Directions for this task ->
Please repeat the records exactly from their first line, finishing at the line containing "(0pt,0pt) rectangle (946pt,429pt);" and including it.

Excerpted data ->
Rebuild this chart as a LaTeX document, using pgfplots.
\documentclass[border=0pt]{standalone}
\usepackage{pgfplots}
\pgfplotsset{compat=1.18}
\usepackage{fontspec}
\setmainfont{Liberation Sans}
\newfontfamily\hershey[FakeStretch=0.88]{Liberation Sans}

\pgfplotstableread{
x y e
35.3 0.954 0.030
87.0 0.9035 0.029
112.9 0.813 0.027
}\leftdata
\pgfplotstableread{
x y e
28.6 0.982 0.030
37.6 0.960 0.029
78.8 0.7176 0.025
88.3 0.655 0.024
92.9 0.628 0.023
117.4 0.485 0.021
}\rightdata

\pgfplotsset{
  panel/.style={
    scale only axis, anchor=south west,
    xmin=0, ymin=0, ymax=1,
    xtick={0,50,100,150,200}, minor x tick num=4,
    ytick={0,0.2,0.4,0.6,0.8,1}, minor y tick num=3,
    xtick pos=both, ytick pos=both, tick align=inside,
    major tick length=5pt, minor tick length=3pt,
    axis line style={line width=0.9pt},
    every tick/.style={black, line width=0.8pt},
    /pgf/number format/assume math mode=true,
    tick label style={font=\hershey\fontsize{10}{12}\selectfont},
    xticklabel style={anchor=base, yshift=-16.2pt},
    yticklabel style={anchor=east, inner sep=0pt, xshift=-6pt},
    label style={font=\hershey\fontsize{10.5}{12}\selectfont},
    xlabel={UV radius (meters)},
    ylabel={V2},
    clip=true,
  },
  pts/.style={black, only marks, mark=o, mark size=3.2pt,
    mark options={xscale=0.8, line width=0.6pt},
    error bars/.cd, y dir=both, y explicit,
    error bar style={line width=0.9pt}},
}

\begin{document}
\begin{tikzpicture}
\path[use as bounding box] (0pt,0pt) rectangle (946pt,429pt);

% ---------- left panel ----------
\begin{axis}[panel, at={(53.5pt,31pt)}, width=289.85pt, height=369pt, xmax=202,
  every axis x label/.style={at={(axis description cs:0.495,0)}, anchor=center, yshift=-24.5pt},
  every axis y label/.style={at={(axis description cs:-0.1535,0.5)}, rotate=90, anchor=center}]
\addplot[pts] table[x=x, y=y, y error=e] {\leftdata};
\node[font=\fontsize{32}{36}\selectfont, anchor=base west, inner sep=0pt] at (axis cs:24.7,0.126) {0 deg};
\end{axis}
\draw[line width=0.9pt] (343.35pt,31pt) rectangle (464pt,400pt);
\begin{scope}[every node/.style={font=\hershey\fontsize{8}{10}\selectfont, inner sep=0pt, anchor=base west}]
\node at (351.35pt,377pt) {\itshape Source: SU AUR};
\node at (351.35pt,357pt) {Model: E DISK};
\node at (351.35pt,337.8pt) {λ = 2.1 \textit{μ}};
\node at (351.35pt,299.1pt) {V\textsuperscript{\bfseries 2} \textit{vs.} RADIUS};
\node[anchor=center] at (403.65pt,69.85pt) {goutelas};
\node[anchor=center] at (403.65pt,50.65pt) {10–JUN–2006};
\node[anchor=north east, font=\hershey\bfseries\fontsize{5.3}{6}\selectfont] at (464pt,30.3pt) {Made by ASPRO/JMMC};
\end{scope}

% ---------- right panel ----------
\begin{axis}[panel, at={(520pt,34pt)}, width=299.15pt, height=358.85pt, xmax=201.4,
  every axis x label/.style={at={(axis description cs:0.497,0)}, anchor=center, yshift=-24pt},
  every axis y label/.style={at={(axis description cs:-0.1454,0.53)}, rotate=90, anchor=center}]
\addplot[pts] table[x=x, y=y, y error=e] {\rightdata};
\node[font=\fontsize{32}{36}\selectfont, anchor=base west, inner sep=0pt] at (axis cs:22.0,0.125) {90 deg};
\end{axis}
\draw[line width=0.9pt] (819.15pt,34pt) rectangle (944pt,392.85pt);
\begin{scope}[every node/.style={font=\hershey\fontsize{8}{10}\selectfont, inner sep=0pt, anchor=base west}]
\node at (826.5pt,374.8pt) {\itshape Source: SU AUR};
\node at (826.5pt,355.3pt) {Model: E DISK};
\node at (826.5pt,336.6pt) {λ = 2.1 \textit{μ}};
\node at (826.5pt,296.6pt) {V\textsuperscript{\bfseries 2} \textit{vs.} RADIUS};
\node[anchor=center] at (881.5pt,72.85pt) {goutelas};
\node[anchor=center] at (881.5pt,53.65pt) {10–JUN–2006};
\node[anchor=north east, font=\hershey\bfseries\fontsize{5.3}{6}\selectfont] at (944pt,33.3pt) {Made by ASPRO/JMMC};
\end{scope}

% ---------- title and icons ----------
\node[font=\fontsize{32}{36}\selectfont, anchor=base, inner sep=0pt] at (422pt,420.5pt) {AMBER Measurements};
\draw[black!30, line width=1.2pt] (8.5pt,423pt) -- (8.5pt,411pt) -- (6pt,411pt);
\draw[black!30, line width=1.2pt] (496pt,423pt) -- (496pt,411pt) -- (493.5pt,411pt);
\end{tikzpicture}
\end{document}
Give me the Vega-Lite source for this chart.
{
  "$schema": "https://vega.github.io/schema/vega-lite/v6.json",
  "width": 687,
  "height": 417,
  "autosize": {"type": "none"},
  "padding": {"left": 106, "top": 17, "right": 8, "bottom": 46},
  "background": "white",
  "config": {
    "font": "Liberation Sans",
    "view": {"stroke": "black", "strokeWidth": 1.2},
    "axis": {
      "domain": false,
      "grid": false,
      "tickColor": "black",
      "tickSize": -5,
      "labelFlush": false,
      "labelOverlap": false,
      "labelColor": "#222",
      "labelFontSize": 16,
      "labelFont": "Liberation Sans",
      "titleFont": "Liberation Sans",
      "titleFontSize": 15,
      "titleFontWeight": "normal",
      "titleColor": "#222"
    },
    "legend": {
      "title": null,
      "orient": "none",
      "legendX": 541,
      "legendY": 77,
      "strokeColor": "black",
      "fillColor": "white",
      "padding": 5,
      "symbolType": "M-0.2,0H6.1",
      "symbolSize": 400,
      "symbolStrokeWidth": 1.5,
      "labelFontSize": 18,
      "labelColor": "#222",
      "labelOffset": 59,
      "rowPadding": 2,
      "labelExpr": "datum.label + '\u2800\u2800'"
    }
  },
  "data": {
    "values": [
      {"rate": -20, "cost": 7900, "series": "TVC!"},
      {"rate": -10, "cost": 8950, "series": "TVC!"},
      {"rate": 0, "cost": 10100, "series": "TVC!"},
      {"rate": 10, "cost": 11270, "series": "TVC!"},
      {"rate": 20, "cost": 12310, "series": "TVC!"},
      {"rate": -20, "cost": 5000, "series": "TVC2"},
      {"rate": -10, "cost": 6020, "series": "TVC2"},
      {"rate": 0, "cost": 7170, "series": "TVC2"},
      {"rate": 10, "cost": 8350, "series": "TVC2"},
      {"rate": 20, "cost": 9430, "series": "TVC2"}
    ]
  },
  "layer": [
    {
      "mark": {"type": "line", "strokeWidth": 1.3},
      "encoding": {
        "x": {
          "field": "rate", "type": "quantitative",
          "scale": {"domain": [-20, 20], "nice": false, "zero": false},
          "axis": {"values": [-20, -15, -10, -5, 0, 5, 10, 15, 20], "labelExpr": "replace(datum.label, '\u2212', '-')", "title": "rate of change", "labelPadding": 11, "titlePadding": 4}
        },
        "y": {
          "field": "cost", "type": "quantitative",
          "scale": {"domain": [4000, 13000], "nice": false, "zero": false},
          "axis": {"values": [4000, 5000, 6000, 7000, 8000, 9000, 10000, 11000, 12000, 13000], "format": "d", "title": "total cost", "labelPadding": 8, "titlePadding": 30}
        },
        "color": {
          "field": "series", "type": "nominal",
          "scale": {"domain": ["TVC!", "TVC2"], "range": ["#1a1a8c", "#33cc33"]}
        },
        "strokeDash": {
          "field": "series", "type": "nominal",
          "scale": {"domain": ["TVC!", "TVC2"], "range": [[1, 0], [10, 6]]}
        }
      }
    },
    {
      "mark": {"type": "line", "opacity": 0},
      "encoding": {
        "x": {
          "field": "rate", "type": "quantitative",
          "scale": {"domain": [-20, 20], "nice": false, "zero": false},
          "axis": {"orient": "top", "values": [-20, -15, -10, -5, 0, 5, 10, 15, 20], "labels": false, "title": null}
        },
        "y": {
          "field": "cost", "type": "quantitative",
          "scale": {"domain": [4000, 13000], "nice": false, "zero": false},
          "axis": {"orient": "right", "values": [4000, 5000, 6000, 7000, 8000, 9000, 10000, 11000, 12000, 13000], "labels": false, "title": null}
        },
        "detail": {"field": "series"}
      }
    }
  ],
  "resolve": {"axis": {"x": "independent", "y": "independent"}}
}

Exercise output ->
Rebuild this chart as a LaTeX document, using pgfplots.
\documentclass[border=0pt]{standalone}
\usepackage{pgfplots}
\pgfplotsset{compat=1.18}
\usepackage{fontspec}
\setmainfont{Liberation Sans}
\newfontfamily\hershey[FakeStretch=0.88]{Liberation Sans}

\pgfplotstableread{
x y e
35.3 0.954 0.030
87.0 0.9035 0.029
112.9 0.813 0.027
}\leftdata
\pgfplotstableread{
x y e
28.6 0.982 0.030
37.6 0.960 0.029
78.8 0.7176 0.025
88.3 0.655 0.024
92.9 0.628 0.023
117.4 0.485 0.021
}\rightdata

\pgfplotsset{
  panel/.style={
    scale only axis, anchor=south west,
    xmin=0, ymin=0, ymax=1,
    xtick={0,50,100,150,200}, minor x tick num=4,
    ytick={0,0.2,0.4,0.6,0.8,1}, minor y tick num=3,
    xtick pos=both, ytick pos=both, tick align=inside,
    major tick length=5pt, minor tick length=3pt,
    axis line style={line width=0.9pt},
    every tick/.style={black, line width=0.8pt},
    /pgf/number format/assume math mode=true,
    tick label style={font=\hershey\fontsize{10}{12}\selectfont},
    xticklabel style={anchor=base, yshift=-16.2pt},
    yticklabel style={anchor=east, inner sep=0pt, xshift=-6pt},
    label style={font=\hershey\fontsize{10.5}{12}\selectfont},
    xlabel={UV radius (meters)},
    ylabel={V2},
    clip=true,
  },
  pts/.style={black, only marks, mark=o, mark size=3.2pt,
    mark options={xscale=0.8, line width=0.6pt},
    error bars/.cd, y dir=both, y explicit,
    error bar style={line width=0.9pt}},
}

\begin{document}
\begin{tikzpicture}
\path[use as bounding box] (0pt,0pt) rectangle (946pt,429pt);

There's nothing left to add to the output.